(Records with drawing code)

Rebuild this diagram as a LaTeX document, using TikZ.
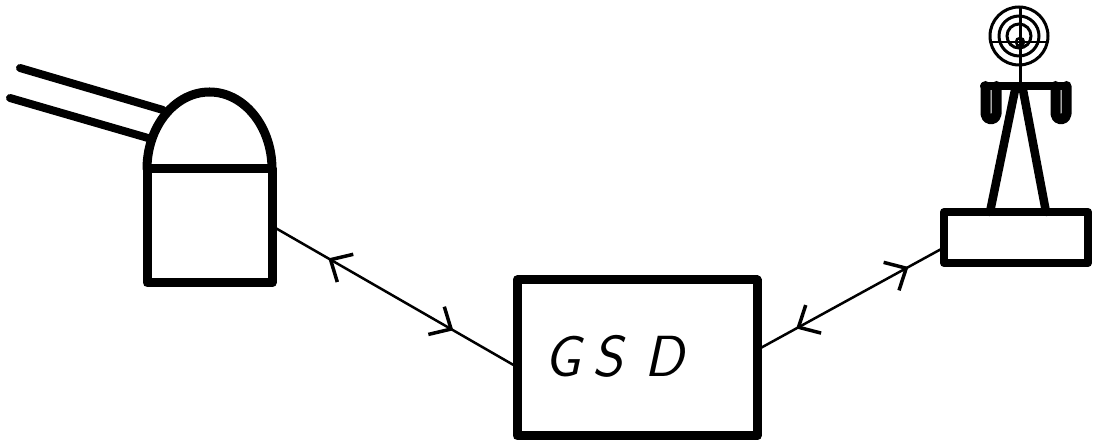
\documentclass[tikz,border=0pt]{standalone}
\usepackage{tikz}
\usetikzlibrary{math, calc, arrows.meta, decorations.markings}

\tikzset{
    heavy/.style={line width=9pt, line cap=round, line join=round},
    block/.style={draw, line width=9pt, line join=round, inner sep=0pt, outer sep=0pt},
    barb/.tip={Straight Barb[length=17pt, width=32pt, line width=3.5pt]},
    link/.style 2 args={line width=2.5pt, postaction={decorate},
        decoration={markings,
            mark=at position #1 with {\arrowreversed{barb}},
            mark=at position #2 with {\arrow{barb}}}},
}

\begin{document}
\begin{tikzpicture}[x=1pt, y=1pt]
    \tikzmath{
        \domerx=62.5;
        \domery=77;
        \barY=360;
    }
    \useasboundingbox (0, 0) rectangle (1093, 446);

    % telescope
    \draw [heavy, line width=8pt] (20, 378) -- (163, 336);
    \draw [heavy, line width=8pt] (10, 348) -- (148, 308);
    \draw [heavy, fill=white] (147, 277)
        arc [start angle=180, end angle=0, x radius=\domerx, y radius=\domery];
    \node [block, minimum width=125pt, minimum height=114pt] (telbody) at (209.5, 220) {};

    % ground station
    \node [block, minimum width=240pt, minimum height=156pt] (gsd) at (637, 88) {};
    \node [font=\fontsize{58}{58}\sffamily\slshape] (gsdlabel) at (614, 90) {G\hspace{12pt}S\hspace{22pt}D};

    % antenna
    \node [block, line width=8pt, minimum width=144pt, minimum height=51pt] (base) at (1016, 208.5) {};
    \draw [heavy, line width=8.5pt] (1015, \barY-4) -- (990, 234);
    \draw [heavy, line width=8.5pt] (1023, \barY-4) -- (1046, 234);
    \draw [heavy, line width=8pt] (984, \barY) -- (1066, \barY);
    \draw [heavy, line width=10pt] (985.5, \barY) -- (985.5, 332) arc [start angle=180, end angle=360, radius=5.5] -- (996.5, \barY);
    \draw [heavy, line width=10pt] (1055.5, \barY) -- (1055.5, 332) arc [start angle=180, end angle=360, radius=5.5] -- (1066.5, \barY);
    \draw [line width=3pt] (1020, \barY) -- (1020, 438);
    \foreach \r in {29, 20, 12} {
        \draw [line width=3pt] (1019, 410) circle [radius=\r];
    }
    \draw [line width=2.5pt] (1020, 404) circle [radius=4];
    \draw [line width=2.5pt] (990, 404) -- (1048, 404);

    % links
    \draw [link={0.23}{0.74}] (telbody.east) -- ($ (gsd.west) + (0, -9) $);
    \draw [link={0.21}{0.81}] ($ (gsd.east) + (0, 8) $) -- ($ (base.west) + (0, -10) $);
\end{tikzpicture}
\end{document}
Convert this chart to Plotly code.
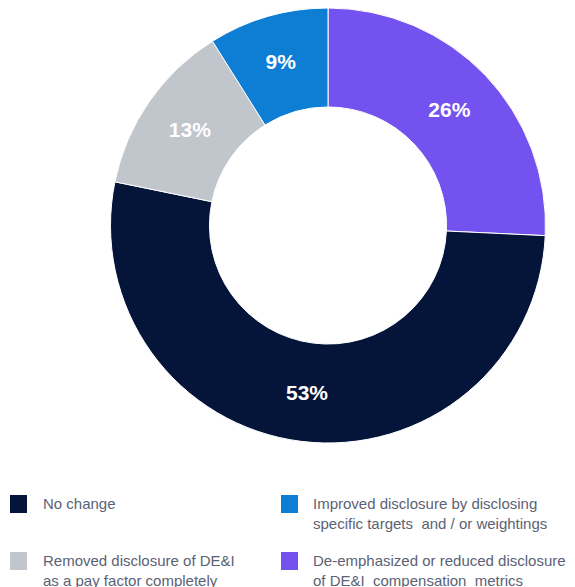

**Given request**
Pictures don't belong in the copy. Transcribe every record exactly as it appears.

**Exercise answer**
Rebuild this diagram as a LaTeX document, using TikZ.
\documentclass[tikz,border=0pt]{standalone}
\usepackage{tikz}
\usetikzlibrary{math, calc, arrows.meta, decorations.markings}

\tikzset{
    heavy/.style={line width=9pt, line cap=round, line join=round},
    block/.style={draw, line width=9pt, line join=round, inner sep=0pt, outer sep=0pt},
    barb/.tip={Straight Barb[length=17pt, width=32pt, line width=3.5pt]},
    link/.style 2 args={line width=2.5pt, postaction={decorate},
        decoration={markings,
            mark=at position #1 with {\arrowreversed{barb}},
            mark=at position #2 with {\arrow{barb}}}},
}

\begin{document}
\begin{tikzpicture}[x=1pt, y=1pt]
    \tikzmath{
        \domerx=62.5;
        \domery=77;
        \barY=360;
    }
    \useasboundingbox (0, 0) rectangle (1093, 446);

    % telescope
    \draw [heavy, line width=8pt] (20, 378) -- (163, 336);
    \draw [heavy, line width=8pt] (10, 348) -- (148, 308);
    \draw [heavy, fill=white] (147, 277)
        arc [start angle=180, end angle=0, x radius=\domerx, y radius=\domery];
    \node [block, minimum width=125pt, minimum height=114pt] (telbody) at (209.5, 220) {};

    % ground station
    \node [block, minimum width=240pt, minimum height=156pt] (gsd) at (637, 88) {};
    \node [font=\fontsize{58}{58}\sffamily\slshape] (gsdlabel) at (614, 90) {G\hspace{12pt}S\hspace{22pt}D};

    % antenna
    \node [block, line width=8pt, minimum width=144pt, minimum height=51pt] (base) at (1016, 208.5) {};
    \draw [heavy, line width=8.5pt] (1015, \barY-4) -- (990, 234);
    \draw [heavy, line width=8.5pt] (1023, \barY-4) -- (1046, 234);
    \draw [heavy, line width=8pt] (984, \barY) -- (1066, \barY);
    \draw [heavy, line width=10pt] (985.5, \barY) -- (985.5, 332) arc [start angle=180, end angle=360, radius=5.5] -- (996.5, \barY);
    \draw [heavy, line width=10pt] (1055.5, \barY) -- (1055.5, 332) arc [start angle=180, end angle=360, radius=5.5] -- (1066.5, \barY);
    \draw [line width=3pt] (1020, \barY) -- (1020, 438);
    \foreach \r in {29, 20, 12} {
        \draw [line width=3pt] (1019, 410) circle [radius=\r];
    }
    \draw [line width=2.5pt] (1020, 404) circle [radius=4];
    \draw [line width=2.5pt] (990, 404) -- (1048, 404);

    % links
    \draw [link={0.23}{0.74}] (telbody.east) -- ($ (gsd.west) + (0, -9) $);
    \draw [link={0.21}{0.81}] ($ (gsd.east) + (0, 8) $) -- ($ (base.west) + (0, -10) $);
\end{tikzpicture}
\end{document}
Convert this chart to Plotly code.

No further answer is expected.